Event title and speaker name; headshot of the speaker; woodcut illustration of a Japanese woman wearing kimono, walking
Friday, February 04, 2022
4:00 pm - 5:30 pm
Amy Stanley (History, Northwestern)
APSI Speaker Series

In the early nineteenth century, an irrepressible woman named Tsuneno ran away from home. Defying convention, she made a life for herself in the big city of Edo (now Tokyo) in the decades before the arrival of Commodore Perry and the fall of the shogunate. But as she was an unknown person, finding out what happened to her is a difficult task. This talk focuses on how images and documents in the Japanese archive can be used - carefully - to tell her story.

About the speaker:
Amy Stanley is the Wayne V. Jones Research Professor of History at Northwestern University. Primarily a social historian of early modern and modern Japan, she has special interests in global history, women's and gender history, and narrative.
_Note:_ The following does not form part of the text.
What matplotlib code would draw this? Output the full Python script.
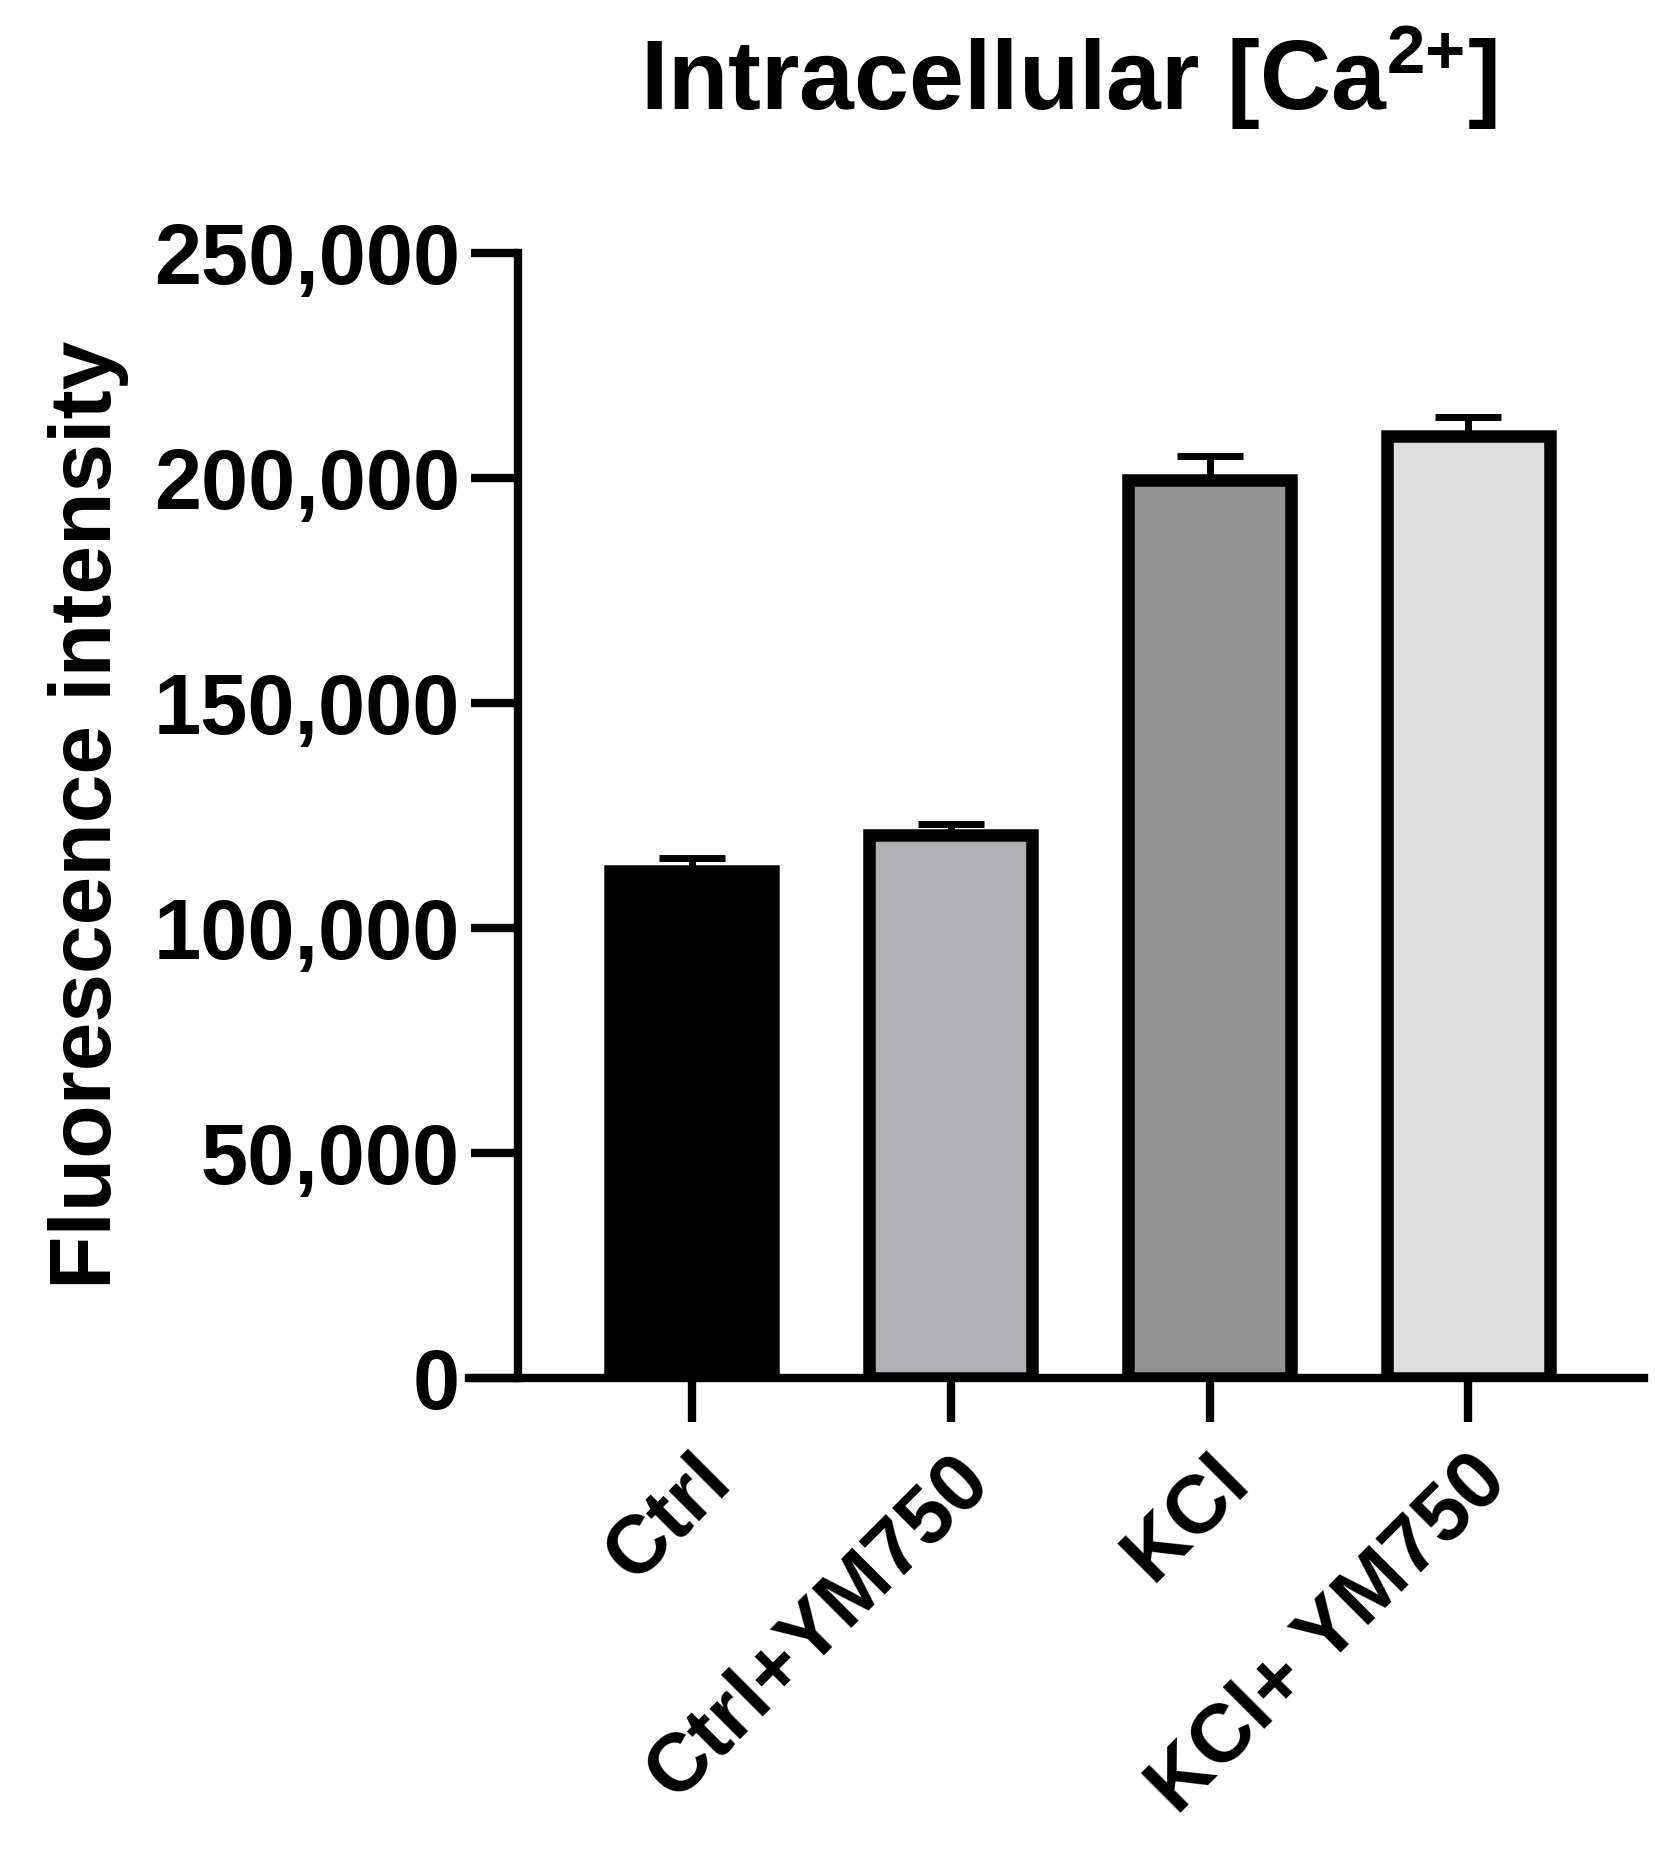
import matplotlib.pyplot as plt

plt.rcParams['font.family'] = ['Liberation Sans', 'DejaVu Sans']
plt.rcParams['font.weight'] = 'bold'
plt.rcParams['mathtext.fontset'] = 'custom'
plt.rcParams['mathtext.rm'] = 'Liberation Sans:bold'
plt.rcParams['mathtext.bf'] = 'Liberation Sans:bold'
plt.rcParams['mathtext.default'] = 'bf'

groups = ['Ctrl', 'Ctrl+YM750', 'KCl', 'KCl+ YM750']
means = [112700, 120600, 199400, 209200]
errs = [2900, 2400, 5300, 4200]
colors = ['#000000', '#b0afb3', '#939393', '#dcdcdc']

fig = plt.figure(figsize=(16.56, 18.57), dpi=100)
ax = fig.add_axes([0.313, 0.258, 0.68, 0.606])

x = range(len(groups))
ax.errorbar(x, means, yerr=[[0] * 4, errs], fmt='none', ecolor='black',
            elinewidth=5, capsize=24, capthick=5, zorder=1)
ax.bar(x, means, width=0.63, color=colors, edgecolor='black', linewidth=9, zorder=2)

ax.set_ylim(0, 250000)
ax.set_xlim(-0.67, 3.68)
ax.set_yticks(range(0, 250001, 50000))
ax.set_yticklabels([f'{v:,}' for v in range(0, 250001, 50000)], fontsize=61, fontweight='bold')
ax.set_xticks(list(x))
ax.set_xticklabels(groups, rotation=45, ha='right', rotation_mode='anchor',
                   fontsize=59, fontweight='bold')
ax.tick_params(axis='y', length=34, width=6, pad=8)
ax.tick_params(axis='x', length=32, width=6, pad=14)
for s in ['top', 'right']:
    ax.spines[s].set_visible(False)
for s in ['left', 'bottom']:
    ax.spines[s].set_linewidth(6)
ax.spines['bottom'].set_bounds(-0.67 - 0.19, 3.68)
ax.spines['bottom'].set_clip_on(False)
ax.set_ylabel('Fluorescence intensity', fontsize=63, fontweight='bold', labelpad=18)

fig.text(0.645, 0.958, 'Intracellular [Ca$^{2{+}}$]', ha='center', va='center',
         fontsize=71, fontweight='bold')

fig.savefig('out.png', dpi=100)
She is the author of Selling Women: Prostitution, Markets, and the Household in Early Modern Japan (UC Press 2012), as well as articles in the American Historical Review, The Journal of Japanese Studies, and The Journal of Asian Studies. Her most recent book, Stranger in the Shogun's City: A Japanese Woman and Her World (Scribner, 2020), won the National Book Critics' Circle Award in Biography and PEN/America Jacqueline Bograd Weld Award in Biography and was a finalist for the Pulitzer Prize. She received her PhD in East Asian Languages and Civilizations from Harvard in 2007, and she has held fellowships from the Japan Foundation, the Japan-U.S. Friendship Commission, and the National Endowment for the Humanities.